• _Records with drawing code_:
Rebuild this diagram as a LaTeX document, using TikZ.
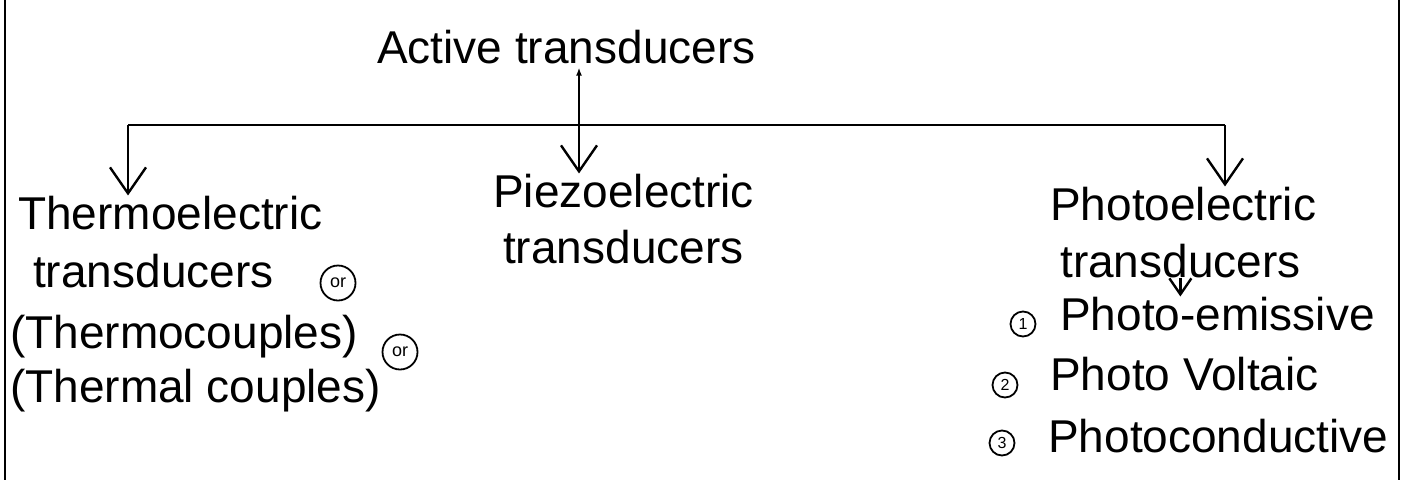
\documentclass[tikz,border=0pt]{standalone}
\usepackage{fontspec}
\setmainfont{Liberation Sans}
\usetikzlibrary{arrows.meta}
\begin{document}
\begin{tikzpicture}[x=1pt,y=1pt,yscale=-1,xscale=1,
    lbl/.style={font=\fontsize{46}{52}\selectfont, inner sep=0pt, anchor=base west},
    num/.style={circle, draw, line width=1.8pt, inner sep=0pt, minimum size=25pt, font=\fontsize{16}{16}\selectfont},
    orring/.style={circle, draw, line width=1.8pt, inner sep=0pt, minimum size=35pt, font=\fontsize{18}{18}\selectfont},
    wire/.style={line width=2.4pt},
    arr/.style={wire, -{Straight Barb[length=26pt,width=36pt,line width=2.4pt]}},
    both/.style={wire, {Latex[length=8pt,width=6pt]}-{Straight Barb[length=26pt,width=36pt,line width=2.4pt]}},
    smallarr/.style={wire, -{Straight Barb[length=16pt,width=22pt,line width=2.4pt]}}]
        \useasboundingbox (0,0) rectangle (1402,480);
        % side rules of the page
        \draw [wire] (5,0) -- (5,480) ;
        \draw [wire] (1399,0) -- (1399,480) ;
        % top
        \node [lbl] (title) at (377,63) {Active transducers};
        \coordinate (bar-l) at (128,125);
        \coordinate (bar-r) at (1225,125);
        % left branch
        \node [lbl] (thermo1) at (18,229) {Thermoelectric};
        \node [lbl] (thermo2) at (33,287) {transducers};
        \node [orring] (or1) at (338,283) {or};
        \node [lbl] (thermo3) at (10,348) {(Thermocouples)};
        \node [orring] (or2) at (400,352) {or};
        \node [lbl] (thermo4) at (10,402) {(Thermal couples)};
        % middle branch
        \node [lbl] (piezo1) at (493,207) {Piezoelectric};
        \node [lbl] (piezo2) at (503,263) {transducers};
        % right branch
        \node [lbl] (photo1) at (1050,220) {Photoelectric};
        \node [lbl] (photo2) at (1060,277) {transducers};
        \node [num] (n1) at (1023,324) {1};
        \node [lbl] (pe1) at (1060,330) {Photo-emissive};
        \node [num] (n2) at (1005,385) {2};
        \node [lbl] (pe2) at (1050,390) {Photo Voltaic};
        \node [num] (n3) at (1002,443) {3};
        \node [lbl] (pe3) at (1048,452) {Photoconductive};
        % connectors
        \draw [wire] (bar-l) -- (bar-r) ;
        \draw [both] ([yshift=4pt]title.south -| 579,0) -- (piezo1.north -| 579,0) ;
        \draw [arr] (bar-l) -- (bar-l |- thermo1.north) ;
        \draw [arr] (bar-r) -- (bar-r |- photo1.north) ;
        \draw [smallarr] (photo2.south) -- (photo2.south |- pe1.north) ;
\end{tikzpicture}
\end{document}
==
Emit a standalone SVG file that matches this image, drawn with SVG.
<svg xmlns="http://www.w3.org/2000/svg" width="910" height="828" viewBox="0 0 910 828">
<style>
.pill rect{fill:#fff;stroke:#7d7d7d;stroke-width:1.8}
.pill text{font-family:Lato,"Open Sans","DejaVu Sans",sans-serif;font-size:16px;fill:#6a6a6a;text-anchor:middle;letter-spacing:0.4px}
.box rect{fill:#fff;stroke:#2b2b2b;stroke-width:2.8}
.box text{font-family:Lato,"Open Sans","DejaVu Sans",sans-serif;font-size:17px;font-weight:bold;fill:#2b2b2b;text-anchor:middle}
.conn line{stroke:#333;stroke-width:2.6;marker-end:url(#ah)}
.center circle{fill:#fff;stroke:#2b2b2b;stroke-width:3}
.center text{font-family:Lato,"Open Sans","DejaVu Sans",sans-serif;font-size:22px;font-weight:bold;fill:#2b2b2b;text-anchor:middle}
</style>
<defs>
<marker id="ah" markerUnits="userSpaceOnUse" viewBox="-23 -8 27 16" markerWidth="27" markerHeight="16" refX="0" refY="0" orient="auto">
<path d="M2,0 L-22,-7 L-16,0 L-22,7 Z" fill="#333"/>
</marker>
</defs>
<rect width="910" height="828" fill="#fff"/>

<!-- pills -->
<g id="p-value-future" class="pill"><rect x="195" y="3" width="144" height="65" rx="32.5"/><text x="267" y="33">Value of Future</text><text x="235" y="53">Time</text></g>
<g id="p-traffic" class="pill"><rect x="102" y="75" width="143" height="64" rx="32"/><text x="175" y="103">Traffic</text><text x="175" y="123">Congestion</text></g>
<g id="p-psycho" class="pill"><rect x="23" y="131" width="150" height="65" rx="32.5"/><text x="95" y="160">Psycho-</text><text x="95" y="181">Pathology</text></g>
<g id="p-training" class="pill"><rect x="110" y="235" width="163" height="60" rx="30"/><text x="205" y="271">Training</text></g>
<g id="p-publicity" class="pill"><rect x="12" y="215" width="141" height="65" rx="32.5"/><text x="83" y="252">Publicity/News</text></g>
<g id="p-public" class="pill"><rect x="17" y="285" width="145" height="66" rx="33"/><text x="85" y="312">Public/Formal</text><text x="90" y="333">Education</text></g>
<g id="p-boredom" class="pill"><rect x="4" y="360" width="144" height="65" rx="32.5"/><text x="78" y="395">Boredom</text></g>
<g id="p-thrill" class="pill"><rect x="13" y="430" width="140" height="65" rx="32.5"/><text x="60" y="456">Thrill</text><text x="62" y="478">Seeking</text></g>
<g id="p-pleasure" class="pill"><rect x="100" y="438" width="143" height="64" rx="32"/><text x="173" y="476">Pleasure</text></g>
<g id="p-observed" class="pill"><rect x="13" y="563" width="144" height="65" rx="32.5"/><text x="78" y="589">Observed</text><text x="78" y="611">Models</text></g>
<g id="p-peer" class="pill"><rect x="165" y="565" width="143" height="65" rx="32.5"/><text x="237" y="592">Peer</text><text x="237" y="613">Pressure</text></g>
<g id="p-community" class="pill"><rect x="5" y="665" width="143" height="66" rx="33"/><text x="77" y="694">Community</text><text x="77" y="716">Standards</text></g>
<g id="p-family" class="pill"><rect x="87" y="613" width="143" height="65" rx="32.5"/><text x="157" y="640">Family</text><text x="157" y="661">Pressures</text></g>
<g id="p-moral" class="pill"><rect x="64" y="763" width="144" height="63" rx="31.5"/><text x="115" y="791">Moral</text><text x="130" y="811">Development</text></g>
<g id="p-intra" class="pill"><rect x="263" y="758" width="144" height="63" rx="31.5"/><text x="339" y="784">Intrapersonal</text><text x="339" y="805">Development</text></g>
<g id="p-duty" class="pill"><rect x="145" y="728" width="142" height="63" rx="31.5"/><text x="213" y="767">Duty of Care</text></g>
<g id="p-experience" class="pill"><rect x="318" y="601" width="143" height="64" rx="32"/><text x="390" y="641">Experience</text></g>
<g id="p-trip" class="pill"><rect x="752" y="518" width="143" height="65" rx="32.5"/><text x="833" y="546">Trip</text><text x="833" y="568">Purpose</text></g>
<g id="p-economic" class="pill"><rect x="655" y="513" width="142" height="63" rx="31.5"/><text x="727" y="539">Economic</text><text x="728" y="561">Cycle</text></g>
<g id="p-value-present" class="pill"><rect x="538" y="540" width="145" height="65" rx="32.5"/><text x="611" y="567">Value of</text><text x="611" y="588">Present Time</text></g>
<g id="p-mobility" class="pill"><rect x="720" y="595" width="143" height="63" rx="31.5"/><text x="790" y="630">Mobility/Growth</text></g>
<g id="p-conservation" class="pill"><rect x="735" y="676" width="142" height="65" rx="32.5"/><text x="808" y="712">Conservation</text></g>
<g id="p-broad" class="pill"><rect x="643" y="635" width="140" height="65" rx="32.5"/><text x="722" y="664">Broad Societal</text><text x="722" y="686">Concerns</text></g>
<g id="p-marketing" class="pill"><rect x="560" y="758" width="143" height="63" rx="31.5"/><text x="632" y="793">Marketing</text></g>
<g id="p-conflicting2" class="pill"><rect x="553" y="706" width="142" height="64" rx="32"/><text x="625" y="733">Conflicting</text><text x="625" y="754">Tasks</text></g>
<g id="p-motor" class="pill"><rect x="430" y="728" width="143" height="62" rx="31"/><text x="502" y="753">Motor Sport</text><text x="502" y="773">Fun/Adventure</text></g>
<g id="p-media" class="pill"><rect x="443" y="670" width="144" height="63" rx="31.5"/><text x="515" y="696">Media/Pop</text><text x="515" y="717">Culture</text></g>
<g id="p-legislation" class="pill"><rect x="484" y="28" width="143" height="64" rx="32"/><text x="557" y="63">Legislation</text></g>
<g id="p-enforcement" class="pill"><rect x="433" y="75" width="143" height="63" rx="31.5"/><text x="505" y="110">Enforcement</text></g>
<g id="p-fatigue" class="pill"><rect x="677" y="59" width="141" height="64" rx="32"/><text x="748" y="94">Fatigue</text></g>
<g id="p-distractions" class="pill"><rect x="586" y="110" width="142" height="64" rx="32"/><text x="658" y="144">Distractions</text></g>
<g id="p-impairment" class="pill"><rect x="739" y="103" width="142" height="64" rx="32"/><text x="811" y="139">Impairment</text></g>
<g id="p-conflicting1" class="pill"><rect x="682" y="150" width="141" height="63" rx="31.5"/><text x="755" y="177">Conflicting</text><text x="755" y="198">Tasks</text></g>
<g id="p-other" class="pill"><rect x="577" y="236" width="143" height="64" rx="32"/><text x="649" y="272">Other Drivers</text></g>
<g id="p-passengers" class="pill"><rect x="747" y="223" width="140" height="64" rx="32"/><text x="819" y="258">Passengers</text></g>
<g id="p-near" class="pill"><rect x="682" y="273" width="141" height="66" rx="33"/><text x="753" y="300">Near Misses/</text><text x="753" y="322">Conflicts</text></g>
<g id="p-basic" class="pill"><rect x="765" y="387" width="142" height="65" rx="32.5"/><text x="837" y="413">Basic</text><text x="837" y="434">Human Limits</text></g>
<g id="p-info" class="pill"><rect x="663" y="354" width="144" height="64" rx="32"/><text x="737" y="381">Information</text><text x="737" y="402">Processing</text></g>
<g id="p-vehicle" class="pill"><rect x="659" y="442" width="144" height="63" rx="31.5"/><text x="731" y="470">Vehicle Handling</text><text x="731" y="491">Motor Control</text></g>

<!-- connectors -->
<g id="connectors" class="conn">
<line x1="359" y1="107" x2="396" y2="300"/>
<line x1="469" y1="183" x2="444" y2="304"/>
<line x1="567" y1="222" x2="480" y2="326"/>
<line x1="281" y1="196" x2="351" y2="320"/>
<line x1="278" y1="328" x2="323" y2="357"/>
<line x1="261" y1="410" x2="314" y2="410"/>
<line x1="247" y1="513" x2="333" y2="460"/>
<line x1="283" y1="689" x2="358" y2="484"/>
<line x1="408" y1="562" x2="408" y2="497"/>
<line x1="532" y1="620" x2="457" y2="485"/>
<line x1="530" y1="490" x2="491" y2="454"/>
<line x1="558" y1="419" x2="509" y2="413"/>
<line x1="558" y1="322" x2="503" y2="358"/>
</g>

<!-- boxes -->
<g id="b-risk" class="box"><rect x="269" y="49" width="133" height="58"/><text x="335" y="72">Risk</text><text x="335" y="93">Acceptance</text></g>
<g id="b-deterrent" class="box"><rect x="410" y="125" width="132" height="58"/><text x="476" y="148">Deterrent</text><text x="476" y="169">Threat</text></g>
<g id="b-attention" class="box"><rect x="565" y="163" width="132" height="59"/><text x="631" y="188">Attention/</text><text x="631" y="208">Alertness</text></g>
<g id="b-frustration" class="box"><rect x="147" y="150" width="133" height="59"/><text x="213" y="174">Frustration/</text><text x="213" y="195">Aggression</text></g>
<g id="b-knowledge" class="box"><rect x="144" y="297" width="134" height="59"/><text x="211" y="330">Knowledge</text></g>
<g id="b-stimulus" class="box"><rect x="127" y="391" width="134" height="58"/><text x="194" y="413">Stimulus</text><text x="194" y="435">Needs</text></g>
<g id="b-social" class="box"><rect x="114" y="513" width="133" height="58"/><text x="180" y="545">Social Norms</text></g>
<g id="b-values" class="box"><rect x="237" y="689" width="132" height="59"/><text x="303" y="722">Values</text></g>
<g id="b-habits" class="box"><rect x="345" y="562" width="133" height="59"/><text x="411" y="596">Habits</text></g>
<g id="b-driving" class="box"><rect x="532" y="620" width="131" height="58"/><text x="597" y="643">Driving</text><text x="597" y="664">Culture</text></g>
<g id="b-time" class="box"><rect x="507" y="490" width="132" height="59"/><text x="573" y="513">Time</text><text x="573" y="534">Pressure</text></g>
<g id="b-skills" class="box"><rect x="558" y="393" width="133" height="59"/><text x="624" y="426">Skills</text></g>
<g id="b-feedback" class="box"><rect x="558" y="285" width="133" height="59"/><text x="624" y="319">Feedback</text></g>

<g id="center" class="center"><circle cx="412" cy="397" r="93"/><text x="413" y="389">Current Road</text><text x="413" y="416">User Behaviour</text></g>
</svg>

• _EXERCISE AIM_:
Filter the records above and return every line that holds the word "standalone".

• _OUTPUT_:
\documentclass[tikz,border=0pt]{standalone}
Emit a standalone SVG file that matches this image, drawn with SVG.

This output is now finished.